A federal court in Oklahoma declared this week that economic protectionism is a “legitimate state interest.” The case involves a group of entrepreneurs who want to sell caskets in Oklahoma, but can’t because of a state law that says they must be funeral directors in order to sell them. The law blocks competition and allows funeral directors to inflate prices.
An excerpt from the ruling, which even drops the pretense of consumer protection:
"While baseball may by the national pastime of the citizenry, dishing out special economic benefits to certain in-state interests remains the favored pastime of state and local governments. While this case does not directly challenge the ability of states to provide business-specific economic incentives, adopting a rule against the legitimacy of intrastate economic protectionism and applying it in a principled manner would have wide-ranging consequences."
Consequences like... economic freedom, market efficiency, cheaper caskets, the list goes on.
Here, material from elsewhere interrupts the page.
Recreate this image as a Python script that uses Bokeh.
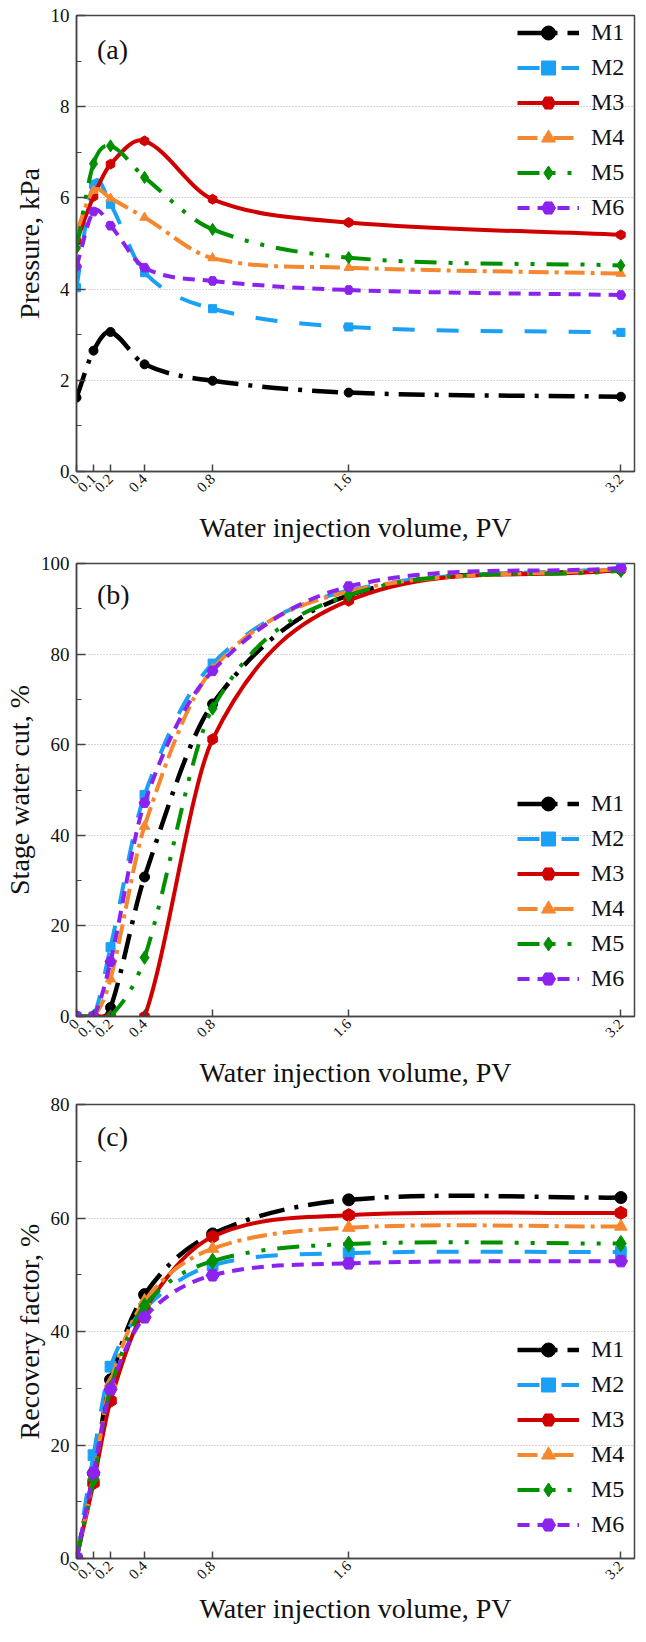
import math
import numpy as np
from bokeh.plotting import figure
from bokeh.models import Range1d, FixedTicker, Legend, LegendItem, Label
from bokeh.layouts import column
from bokeh.embed import file_html
from bokeh.resources import INLINE

# ---------------- data ----------------
pv = [0, 0.1, 0.2, 0.4, 0.8, 1.6, 3.2]
pv_labels = ["0", "0.1", "0.2", "0.4", "0.8", "1.6", "3.2"]
series_names = ["M1", "M2", "M3", "M4", "M5", "M6"]

pressure_M1 = [1.62, 2.65, 3.06, 2.35, 1.99, 1.73, 1.64]
pressure_M2 = [4.03, 6.30, 5.86, 4.36, 3.57, 3.17, 3.05]
pressure_M3 = [5.05, 6.03, 6.74, 7.25, 5.97, 5.46, 5.19]
pressure_M4 = [5.25, 6.16, 5.99, 5.57, 4.68, 4.47, 4.34]
pressure_M5 = [4.90, 6.75, 7.14, 6.45, 5.31, 4.69, 4.52]
pressure_M6 = [4.50, 5.70, 5.39, 4.47, 4.18, 3.98, 3.87]

watercut_M1 = [0, 0, 2.0, 30.8, 69.0, 93.0, 98.7]
watercut_M2 = [0, 0, 15.3, 48.9, 77.9, 94.0, 99.0]
watercut_M3 = [0, 0, 0, 0, 61.2, 91.8, 98.6]
watercut_M4 = [0, 0, 8.3, 42.0, 76.7, 93.8, 98.8]
watercut_M5 = [0, 0, 0, 13.0, 68.0, 93.0, 98.4]
watercut_M6 = [0, 0, 12.1, 47.2, 76.3, 94.9, 99.0]

recovery_M1 = [0, 15.0, 31.5, 46.5, 57.2, 63.2, 63.6]
recovery_M2 = [0, 18.2, 33.8, 44.0, 51.7, 53.8, 54.0]
recovery_M3 = [0, 13.3, 27.8, 43.8, 56.7, 60.5, 60.9]
recovery_M4 = [0, 14.5, 31.0, 45.4, 54.6, 58.3, 58.5]
recovery_M5 = [0, 14.0, 30.0, 44.5, 52.4, 55.4, 55.5]
recovery_M6 = [0, 15.1, 29.8, 42.5, 49.9, 52.0, 52.4]

# ---------------- styles ----------------
colors = ["#000000", "#1AA0F5", "#D00000", "#F5882F", "#009000", "#8B22EE"]
dashes = ["26 10 4 10", "22 22", "solid", "20 6 4 6", "22 12 4 12 4 12", "12 8"]
widths = [4.5, 4, 4, 4, 4, 4]
markers = ["circle", "square", "hex", "triangle", "diamond", "hex"]
angles = [0, 0, math.pi / 2, 0, 0, 0]
size_scale = [1.0, 0.9, 1.1, 1.05, 1.35, 1.1]
FONT = "'Liberation Serif', 'Times New Roman', serif"


def spline_segments(xs, ys):
    xs = np.asarray(xs, float)
    ys = np.asarray(ys, float)
    n = len(xs)
    m = np.zeros(n)
    m[0] = (ys[1] - ys[0]) / (xs[1] - xs[0])
    m[-1] = (ys[-1] - ys[-2]) / (xs[-1] - xs[-2])
    for i in range(1, n - 1):
        m[i] = (ys[i + 1] - ys[i - 1]) / (xs[i + 1] - xs[i - 1])
    h = xs[1:] - xs[:-1]
    return dict(x0=xs[:-1], y0=ys[:-1], x1=xs[1:], y1=ys[1:],
                cx0=xs[:-1] + h / 3, cy0=ys[:-1] + m[:-1] * h / 3,
                cx1=xs[1:] - h / 3, cy1=ys[1:] - m[1:] * h / 3)


def make_panel(data, ymax, yticks, yminor, ylabel, tag, tag_y, height,
               btop, bbottom, legend_vy, msize, xlab_standoff):
    p = figure(width=636, height=height, x_range=Range1d(0, 3.28),
               y_range=Range1d(0, ymax), output_backend="svg",
               toolbar_location=None, min_border_left=72, min_border_right=2,
               min_border_top=btop, min_border_bottom=bbottom)
    p.background_fill_color = "white"
    p.border_fill_color = "white"
    p.outline_line_color = "#444444"
    p.outline_line_width = 1.5

    # x axis
    xa = p.xaxis[0]
    xa.ticker = FixedTicker(ticks=pv)
    xa.major_label_overrides = {v: s for v, s in zip(pv, pv_labels)}
    xa.major_label_orientation = math.pi / 4
    xa.major_label_text_font = FONT
    xa.major_label_text_font_size = "15px"
    xa.major_label_text_color = "#111111"
    xa.major_label_standoff = 5
    xa.major_tick_in = 7
    xa.major_tick_out = 0
    xa.minor_tick_line_color = None
    xa.axis_line_color = "#444444"
    xa.axis_line_width = 1.5
    xa.major_tick_line_color = "#444444"
    xa.major_tick_line_width = 1.5
    xa.axis_label = "Water injection volume, PV"
    xa.axis_label_text_font = FONT
    xa.axis_label_text_font_size = "28px"
    xa.axis_label_text_font_style = "normal"
    xa.axis_label_text_color = "#111111"
    xa.axis_label_standoff = xlab_standoff

    # y axis
    ya = p.yaxis[0]
    ya.ticker = FixedTicker(ticks=yticks, minor_ticks=yminor)
    ya.major_label_text_font = FONT
    ya.major_label_text_font_size = "19px"
    ya.major_label_text_color = "#111111"
    ya.major_label_standoff = 7
    ya.major_tick_in = 9
    ya.major_tick_out = 0
    ya.minor_tick_in = 5
    ya.minor_tick_out = 0
    ya.axis_line_color = "#444444"
    ya.axis_line_width = 1.5
    ya.major_tick_line_color = "#444444"
    ya.major_tick_line_width = 1.5
    ya.minor_tick_line_color = "#444444"
    ya.minor_tick_line_width = 1.2
    ya.axis_label = ylabel
    ya.axis_label_text_font = FONT
    ya.axis_label_text_font_size = "28px"
    ya.axis_label_text_font_style = "normal"
    ya.axis_label_text_color = "#111111"
    ya.axis_label_standoff = 3

    p.xgrid.visible = False
    p.ygrid.grid_line_color = "#AAAAAA"
    p.ygrid.grid_line_dash = "1 2"
    p.ygrid.grid_line_width = 1

    items = []
    for k, ys in enumerate(data):
        seg = spline_segments(pv, ys)
        b = p.bezier(line_color=colors[k], line_width=widths[k],
                     line_dash=dashes[k], **seg)
        s = p.scatter(pv, ys, marker=markers[k], size=msize * size_scale[k],
                      angle=angles[k], fill_color=colors[k],
                      line_color=colors[k])
        items.append(LegendItem(label=series_names[k], renderers=[b, s]))

    leg = Legend(items=items, location=(441, legend_vy))
    leg.label_text_font = FONT
    leg.label_text_font_size = "24px"
    leg.label_text_color = "#111111"
    leg.glyph_width = 62
    leg.glyph_height = 35
    leg.label_height = 35
    leg.label_standoff = 12
    leg.spacing = 0
    leg.padding = 0
    leg.margin = 0
    leg.background_fill_alpha = 0
    leg.border_line_alpha = 0
    p.add_layout(leg)

    p.add_layout(Label(x=0.12, y=tag_y, text=tag, text_font=FONT,
                       text_font_size="28px", text_baseline="middle",
                       text_align="left", text_color="#111111"))
    return p


pa = make_panel([pressure_M1, pressure_M2, pressure_M3, pressure_M4,
                 pressure_M5, pressure_M6],
                10, [0, 2, 4, 6, 8, 10], [1, 3, 5, 7, 9], "Pressure, kPa",
                "(a)", 9.25, 549, 15, 78, 246, 9, 12)
pb = make_panel([watercut_M1, watercut_M2, watercut_M3, watercut_M4,
                 watercut_M5, watercut_M6],
                100, [0, 20, 40, 60, 80, 100], [10, 30, 50, 70, 90],
                "Stage water cut, %", "(b)", 93.2, 545, 14, 78, 20, 10, 12)
pc = make_panel([recovery_M1, recovery_M2, recovery_M3, recovery_M4,
                 recovery_M5, recovery_M6],
                80, [0, 20, 40, 60, 80], [10, 30, 50, 70],
                "Recovery factor, %", "(c)", 74.4, 532, 10, 68, 16, 12, 6)

layout = column(pa, pb, pc, spacing=0)
open("out.html", "w").write(file_html(layout, INLINE))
My gosh, people go to law school to learn to write stuff like this?Luckily, a 6th U.S. Circuit Court of Appeals decision struck down a nearly identical Tennessee law as unconstitutional economic protectionism. Similar laws in Georgia and Mississippi have also been struck down, so there's hope for Oklahomans. IJ plans to keep fighting.
In the meantime, this ruling provides a rare glimpse into a federal judge's mind-- a place where protecting groups of businesses from fair competition and ripping off the good folks of Oklahoma is just as legitimate and benign a pastime as enjoying a baseball game and a hotdog. Perhaps he took a pitch to the head?